Di bagian selatan dari Selat Makasar mereka mendirikan pangkalan di Pulau Laut (wilayah Kalimantan Selatan) dekat Pulau Kangean. Menurut Pangeran Said Al Habsyi (1830) orang Lanun di Pulau Laut bekerja sama dengan pemimpin Bangkalan (Kalimantan Selatan, sic Madura) yang disebut Haji Jawa, yang berasal dari Kalimantan (sic Madura), dan orang Bajau serta orang Tobelo dari Halmahera. Pulau Laut digunakan untuk menjelajah perairan Laut Flores dan Laut Jawa.
Pada tahun 1828 penduduk Pulau Kangean, sekitar 300 orang, diangkut ke Pulau Laut untuk dijual sebagai budak. Said Hassan al Habsyi pernah bertemu dengan sebuah eskader Lanun di Selat Bali yang berasal dari pangkalan Pulau Laut itu. Di kawasan Laut Flores pun ada pangkalan di beberapa pulau kecil, seperti tanah Jampea, Kalao, Bonerate, Puau Riung di lepas pantai Flores Barat (Manggarai) sebagai pusat perompak Mangindao, Balangingi, dan Tobelo (Lapian 1987: 274). Pada tahun 1850-1876 diinformasikan tentang serangan bajak laut dari Sulu dan Manggarai ke Pulau Kangean dan Bawean (Waal 1879: 28-30). Rekonstruksi kesejarahan menunjukkan posisi Pulau Kangean yang berada di tengah persimpangan beberapa pangkalan bajak laut (lanun) maka bisa diterima kalau orang Kangean mempunyai folklor tentang lanun.
Orang Kangean menyebut lanun setiap kali ditanyakan tentang terjadinya pemukiman penduduk di perbukitan (dera ). Pola perkampungan di dera dikelilingi pagar hidup, semak belukar dengan satu pintu besar yang terbuat dari kayu untuk melindungi diri dari serangan lanun. Keberadaan satu pintu masuk mempunyai fungsi mengawasi aktifitas warga dan orang luar. Ketika ada serangan lanun, pintu itu ditutup dan warga berusaha mempertahankan diri. Pemukiman penduduk di daerah perbukitan (dera ) tersebar di Kangajen Dera , Torjek Dera , Temor Jengjeng Dera , Cangkramaan, Deandung (Bustami 2001).

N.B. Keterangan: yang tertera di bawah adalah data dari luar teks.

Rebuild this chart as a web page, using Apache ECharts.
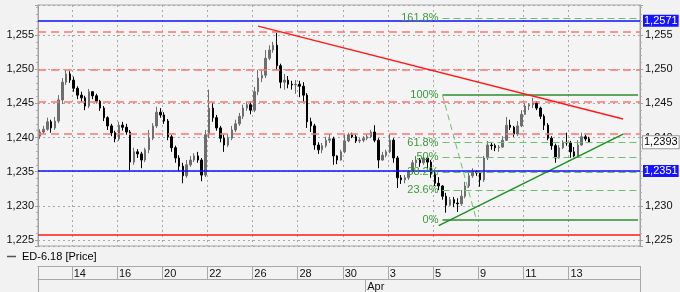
<!DOCTYPE html>
<html><head><meta charset="utf-8">
<script src="https://cdn.jsdelivr.net/npm/echarts@6/dist/echarts.min.js"></script>
<style>html,body{margin:0;padding:0;background:#f2f2f2}#c{width:680px;height:292px}</style>
</head><body><div id="c"></div><script>
// ---- data ----
const dayList = ['03-12','03-13','03-14','03-15','03-16','03-19','03-20','03-21','03-22','03-23',
  '03-26','03-27','03-28','03-29','03-30','04-02','04-03','04-04','04-05','04-06',
  '04-09','04-10','04-11','04-12','04-13'];
const barsPerDay = [3,6,6,6,6,6,6,6,6,6,6,6,6,6,6,6,6,6,6,6,6,6,6,6,6];
const futureDays = ['04-16','04-17','04-18'];
const futureBars = [6,6,1];
const tickDays = ['03-14','03-16','03-20','03-22','03-26','03-28','03-30','04-03','04-05','04-09','04-11','04-13'];
const monthStarts = ['04-02'];
const monthNames = ['Apr'];
// [open, close, low, high]
const ohlc = [
[1.2402,1.2408,1.2398,1.2412],[1.2408,1.2412,1.2405,1.2417],[1.2412,1.2423,1.2410,1.2429],
[1.2423,1.2414,1.2407,1.2426],[1.2414,1.2424,1.2411,1.2430],[1.2424,1.2455,1.2421,1.2462],
[1.2455,1.2481,1.2449,1.2487],[1.2481,1.2493,1.2477,1.2499],[1.2493,1.2484,1.2480,1.2497],
[1.2484,1.2472,1.2467,1.2489],[1.2472,1.2462,1.2456,1.2475],[1.2462,1.2458,1.2452,1.2467],
[1.2458,1.2446,1.2440,1.2461],[1.2446,1.2467,1.2443,1.2471],[1.2467,1.2461,1.2456,1.2468],
[1.2461,1.2453,1.2450,1.2464],[1.2453,1.2443,1.2439,1.2455],[1.2443,1.2429,1.2424,1.2446],
[1.2429,1.2417,1.2411,1.2431],[1.2417,1.2407,1.2402,1.2420],[1.2407,1.2398,1.2393,1.2410],
[1.2398,1.2418,1.2395,1.2423],[1.2418,1.2415,1.2410,1.2423],[1.2415,1.2408,1.2404,1.2420],
[1.2408,1.2364,1.2352,1.2411],[1.2364,1.2379,1.2360,1.2385],[1.2379,1.2376,1.2370,1.2383],
[1.2376,1.2367,1.2355,1.2379],[1.2367,1.2382,1.2364,1.2385],[1.2382,1.2399,1.2377,1.2411],
[1.2399,1.2417,1.2396,1.2421],[1.2417,1.2437,1.2414,1.2445],[1.2437,1.2433,1.2429,1.2443],
[1.2433,1.2424,1.2420,1.2437],[1.2424,1.2401,1.2396,1.2427],[1.2401,1.2385,1.2379,1.2404],
[1.2385,1.2370,1.2363,1.2388],[1.2370,1.2358,1.2351,1.2374],[1.2358,1.2344,1.2333,1.2363],
[1.2344,1.2360,1.2341,1.2367],[1.2360,1.2367,1.2357,1.2373],[1.2367,1.2373,1.2364,1.2377],
[1.2373,1.2367,1.2363,1.2379],[1.2367,1.2345,1.2336,1.2370],[1.2345,1.2404,1.2342,1.2411],
[1.2404,1.2443,1.2399,1.2470],[1.2443,1.2429,1.2423,1.2450],[1.2429,1.2414,1.2410,1.2433],
[1.2414,1.2399,1.2393,1.2417],[1.2399,1.2389,1.2379,1.2404],[1.2389,1.2399,1.2386,1.2405],
[1.2399,1.2411,1.2396,1.2417],[1.2411,1.2420,1.2408,1.2426],[1.2420,1.2431,1.2417,1.2436],
[1.2431,1.2443,1.2427,1.2448],[1.2443,1.2448,1.2439,1.2452],[1.2448,1.2440,1.2434,1.2453],
[1.2440,1.2467,1.2437,1.2474],[1.2467,1.2487,1.2462,1.2499],[1.2487,1.2491,1.2481,1.2499],
[1.2491,1.2516,1.2487,1.2528],[1.2516,1.2528,1.2513,1.2535],[1.2528,1.2535,1.2524,1.2540],
[1.2535,1.2505,1.2499,1.2553],[1.2505,1.2481,1.2472,1.2508],[1.2481,1.2484,1.2470,1.2493],
[1.2484,1.2478,1.2472,1.2490],[1.2478,1.2477,1.2470,1.2483],[1.2477,1.2478,1.2464,1.2484],
[1.2478,1.2475,1.2459,1.2483],[1.2475,1.2462,1.2452,1.2481],[1.2462,1.2423,1.2414,1.2465],
[1.2423,1.2417,1.2408,1.2429],[1.2417,1.2389,1.2382,1.2420],[1.2389,1.2382,1.2376,1.2393],
[1.2382,1.2388,1.2377,1.2392],[1.2388,1.2396,1.2385,1.2401],[1.2396,1.2398,1.2392,1.2405],
[1.2398,1.2373,1.2360,1.2401],[1.2373,1.2367,1.2361,1.2374],[1.2367,1.2379,1.2366,1.2382],
[1.2379,1.2395,1.2377,1.2404],[1.2395,1.2404,1.2393,1.2407],[1.2404,1.2401,1.2399,1.2407],
[1.2401,1.2395,1.2392,1.2404],[1.2395,1.2396,1.2392,1.2399],[1.2396,1.2399,1.2393,1.2402],
[1.2399,1.2401,1.2396,1.2405],[1.2401,1.2408,1.2399,1.2411],[1.2408,1.2396,1.2393,1.2418],
[1.2396,1.2367,1.2355,1.2399],[1.2367,1.2374,1.2366,1.2379],[1.2374,1.2379,1.2371,1.2382],
[1.2379,1.2396,1.2377,1.2405],[1.2396,1.2370,1.2363,1.2399],[1.2370,1.2341,1.2326,1.2373],
[1.2341,1.2338,1.2332,1.2345],[1.2338,1.2341,1.2333,1.2345],[1.2341,1.2350,1.2338,1.2352],
[1.2350,1.2363,1.2347,1.2367],[1.2363,1.2367,1.2357,1.2373],[1.2367,1.2363,1.2357,1.2370],
[1.2363,1.2370,1.2360,1.2373],[1.2370,1.2364,1.2355,1.2373],[1.2364,1.2347,1.2341,1.2367],
[1.2347,1.2333,1.2329,1.2350],[1.2333,1.2329,1.2323,1.2342],[1.2329,1.2314,1.2309,1.2330],
[1.2314,1.2301,1.2290,1.2319],[1.2301,1.2309,1.2300,1.2313],[1.2309,1.2304,1.2298,1.2313],
[1.2304,1.2303,1.2291,1.2311],[1.2303,1.2314,1.2300,1.2323],[1.2314,1.2329,1.2311,1.2335],
[1.2329,1.2344,1.2326,1.2348],[1.2344,1.2350,1.2341,1.2355],[1.2350,1.2348,1.2344,1.2352],
[1.2348,1.2338,1.2328,1.2350],[1.2338,1.2370,1.2335,1.2373],[1.2370,1.2389,1.2367,1.2395],
[1.2389,1.2388,1.2382,1.2393],[1.2388,1.2385,1.2380,1.2391],[1.2385,1.2386,1.2379,1.2389],
[1.2386,1.2396,1.2385,1.2402],[1.2396,1.2418,1.2395,1.2430],[1.2418,1.2415,1.2411,1.2426],
[1.2415,1.2405,1.2401,1.2417],[1.2405,1.2417,1.2402,1.2424],[1.2417,1.2434,1.2415,1.2440],
[1.2434,1.2446,1.2433,1.2450],[1.2446,1.2448,1.2440,1.2450],[1.2448,1.2450,1.2443,1.2458],
[1.2450,1.2443,1.2440,1.2453],[1.2443,1.2431,1.2427,1.2445],[1.2431,1.2418,1.2411,1.2434],
[1.2418,1.2399,1.2396,1.2421],[1.2399,1.2388,1.2382,1.2402],[1.2388,1.2370,1.2363,1.2391],
[1.2370,1.2385,1.2369,1.2389],[1.2385,1.2393,1.2383,1.2396],[1.2393,1.2392,1.2388,1.2407],
[1.2392,1.2379,1.2370,1.2395],[1.2379,1.2373,1.2371,1.2386],[1.2373,1.2389,1.2370,1.2396],
[1.2389,1.2401,1.2388,1.2407],[1.2401,1.2398,1.2395,1.2404],[1.2398,1.2393,1.2392,1.2401]
];
const lastPrice = 1.2393;
const blueLevels = [1.2571, 1.2351];
const redDashLevels = [1.2555, 1.2499, 1.2452, 1.2406];
const redSolidLevels = [1.2258];
const fibLow = 1.2280, fibHigh = 1.2462;
const fibRatios = [1.618, 1, 0.618, 0.5, 0.382, 0.236, 0];
const fibSolid = [1, 0];
// anchors: [bar index, price]
const fibAnchorHigh = [107, fibHigh];
const fibAnchorLow = [116, fibLow];
const redTrend = [[58, 1.2563], [155, 1.2427]];
const greenTrend = [[106, 1.2271], [155, 1.2405]];
const yMin = 1.22412, yMax = 1.25939;

// ---- build ----
const cats = [];
const startIdx = {};
dayList.forEach((d, di) => { startIdx[d] = cats.length; for (let k = 0; k < barsPerDay[di]; k++) cats.push(d + ' #' + (k + 1)); });
futureDays.forEach((d, di) => { startIdx[d] = cats.length; for (let k = 0; k < futureBars[di]; k++) cats.push(d + ' #' + (k + 1)); });
const seriesData = cats.map((c, i) => i < ohlc.length ? ohlc[i] : '-');
const tickSet = new Set(tickDays.map(d => startIdx[d]));
const monthSet = new Set(monthStarts.map(d => startIdx[d]));
const monthName = {}; monthStarts.forEach((d, i) => monthName[startIdx[d]] = monthNames[i]);
const lastCat = cats[cats.length - 1];

const fmt3 = v => v.toFixed(3).replace('.', ',');
const fmt4 = v => v.toFixed(4).replace('.', ',');
const FONT = 'Liberation Sans';

const mlData = [];
redDashLevels.forEach(v => mlData.push({ yAxis: v, lineStyle: { color: '#ff7373', width: 1.6, type: [8, 5] }, label: { show: false } }));
redSolidLevels.forEach(v => mlData.push({ yAxis: v, lineStyle: { color: '#ff1a1a', width: 1.5, type: 'solid' }, label: { show: false } }));
fibRatios.forEach(r => {
  const v = fibLow + r * (fibHigh - fibLow);
  const solid = fibSolid.includes(r);
  mlData.push([
    { coord: [cats[fibAnchorHigh[0]], v],
      lineStyle: solid ? { color: '#2f8f2f', width: 1.6, type: 'solid' } : { color: '#6cbf6c', width: 1, type: [7, 4] },
      label: { show: true, position: 'start', distance: 4, formatter: (+(r * 100).toFixed(1)) + '%', color: '#3a9a3a', fontSize: 11, fontFamily: FONT } },
    { coord: [lastCat, v] }
  ]);
});
mlData.push([
  { coord: [cats[fibAnchorHigh[0]], fibAnchorHigh[1]], lineStyle: { color: '#6cbf6c', width: 1, type: [6, 4] }, label: { show: false } },
  { coord: [cats[fibAnchorLow[0]], fibAnchorLow[1]] }
]);
mlData.push([
  { coord: [cats[redTrend[0][0]], redTrend[0][1]], lineStyle: { color: '#ff1a1a', width: 1.5, type: 'solid' }, label: { show: false } },
  { coord: [cats[redTrend[1][0]], redTrend[1][1]] }
]);
mlData.push([
  { coord: [cats[greenTrend[0][0]], greenTrend[0][1]], lineStyle: { color: '#1f8f1f', width: 1.5, type: 'solid' }, label: { show: false } },
  { coord: [cats[greenTrend[1][0]], greenTrend[1][1]] }
]);
blueLevels.forEach(v => mlData.push({ yAxis: v, lineStyle: { color: '#1010ff', width: 1.5, type: 'solid' },
  label: { show: true, position: 'end', distance: 3, formatter: fmt4(v), color: '#fff', backgroundColor: '#1414ff', padding: [1, 1, 0, 1], fontSize: 11, fontFamily: FONT } }));
mlData.push({ yAxis: lastPrice, lineStyle: { color: 'rgba(0,0,0,0)', width: 1 },
  label: { show: true, position: 'end', distance: 3, formatter: fmt4(lastPrice), color: '#000', backgroundColor: '#ffffff', borderColor: '#999999', borderWidth: 1, padding: [1, 1, 0, 1], fontSize: 11, fontFamily: FONT, opacity: 1 } });

const yCommon = {
  type: 'value', min: yMin, max: yMax, splitNumber: 7,
  axisLine: { show: true, lineStyle: { color: '#a0a0a0' } },
  axisTick: { show: true, length: 3, lineStyle: { color: '#a0a0a0' } },
  minorTick: { show: true, splitNumber: 5, length: 2, lineStyle: { color: '#b0b0b0' } },
  axisLabel: { fontSize: 11, color: '#111', fontFamily: FONT, formatter: fmt3, showMinLabel: false, showMaxLabel: false },
};

const chart = echarts.init(document.getElementById('c'), null, { renderer: 'canvas' });
chart.setOption({
  animation: false,
  backgroundColor: '#f2f2f2',
  textStyle: { fontFamily: FONT },
  legend: {
    left: 7, top: 251, padding: 0, itemWidth: 9, itemHeight: 1.5, itemGap: 5, icon: 'rect',
    textStyle: { fontSize: 11, color: '#000', fontFamily: FONT, padding: [0, 0, 0, 1] },
    itemStyle: { color: '#555', borderWidth: 0 },
    data: ['ED-6.18 [Price]']
  },
  grid: { left: 38, right: 40, top: 5, bottom: 46, show: true, backgroundColor: '#f4f4f4', borderColor: '#a8a8a8', borderWidth: 1 },
  xAxis: [
    { type: 'category', data: cats, boundaryGap: true, position: 'bottom',
      axisLine: { show: false }, axisTick: { show: false }, axisLabel: { show: false },
      splitLine: { show: true, interval: i => tickSet.has(i), lineStyle: { color: '#a8a8a8', type: [2, 3] } } },
    { type: 'category', data: cats, boundaryGap: true, position: 'bottom', offset: 20,
      axisLine: { show: true, lineStyle: { color: '#a8a8a8' } },
      axisTick: { show: true, interval: i => i === 0 || tickSet.has(i), length: 13, lineStyle: { color: '#a8a8a8' } },
      axisLabel: { show: true, interval: i => tickSet.has(i), align: 'left', margin: 2, fontSize: 11, color: '#111', fontFamily: FONT,
        formatter: v => String(parseInt(v.slice(3, 5), 10)) },
      splitLine: { show: false } },
    { type: 'category', data: cats, boundaryGap: true, position: 'bottom', offset: 33,
      axisLine: { show: true, lineStyle: { color: '#a8a8a8' } },
      axisTick: { show: true, interval: i => i === 0 || monthSet.has(i), length: 13, lineStyle: { color: '#a8a8a8' } },
      axisLabel: { show: true, interval: i => monthSet.has(i), align: 'left', margin: 2, fontSize: 11, color: '#111', fontFamily: FONT,
        formatter: (v, i) => monthName[i] || '' },
      splitLine: { show: false } }
  ],
  yAxis: [
    Object.assign({}, yCommon, { position: 'left', axisLabel: Object.assign({}, yCommon.axisLabel, { margin: 4 }),
      splitLine: { show: true, lineStyle: { color: '#a8a8a8', type: [2, 3] } } }),
    Object.assign({}, yCommon, { position: 'right', axisLabel: Object.assign({}, yCommon.axisLabel, { margin: 5 }),
      splitLine: { show: false } })
  ],
  series: [{
    name: 'ED-6.18 [Price]', type: 'candlestick', xAxisIndex: 0, yAxisIndex: 0,
    data: seriesData, barWidth: 2,
    itemStyle: { color: '#6e6e6e', color0: '#000', borderColor: '#6e6e6e', borderColor0: '#000', borderWidth: 1 },
    markLine: { silent: true, precision: 4, symbol: ['none', 'none'], animation: false, data: mlData }
  }]
});
</script></body></html>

Kemudian, pemukiman penduduk terdapat di wilayah pesisir dihuni oleh lanun. Wilayah pesisir itu bagi lanun berfungsi sebagai pengisi bahan bakar perahu, bahan makanan (feeder points), dan penyimpanan hasil bajakan lanun. Pemukiman di wilayah pesisir ini saat itu dihuni oleh keturunan lanun dari hasil kawin mawin dengan perempuan di kawasan itudan dari berbagai wilayah yang telah ditaklukkan. Menurut informan, R. Imran, 70 tahun, desa Angon-Angon menyatakan bahwa dialek orang pesisir di Kangean itu kasar karena keturunan lanun bahkan di wilayah itu terdapat nama Pulau Pagerungan yang berasal dari Pegarongan. Banyak orang Kangean yang ditangkap oleh lanun dan dijadikan budak termasuk di antaranya Untung Surapati.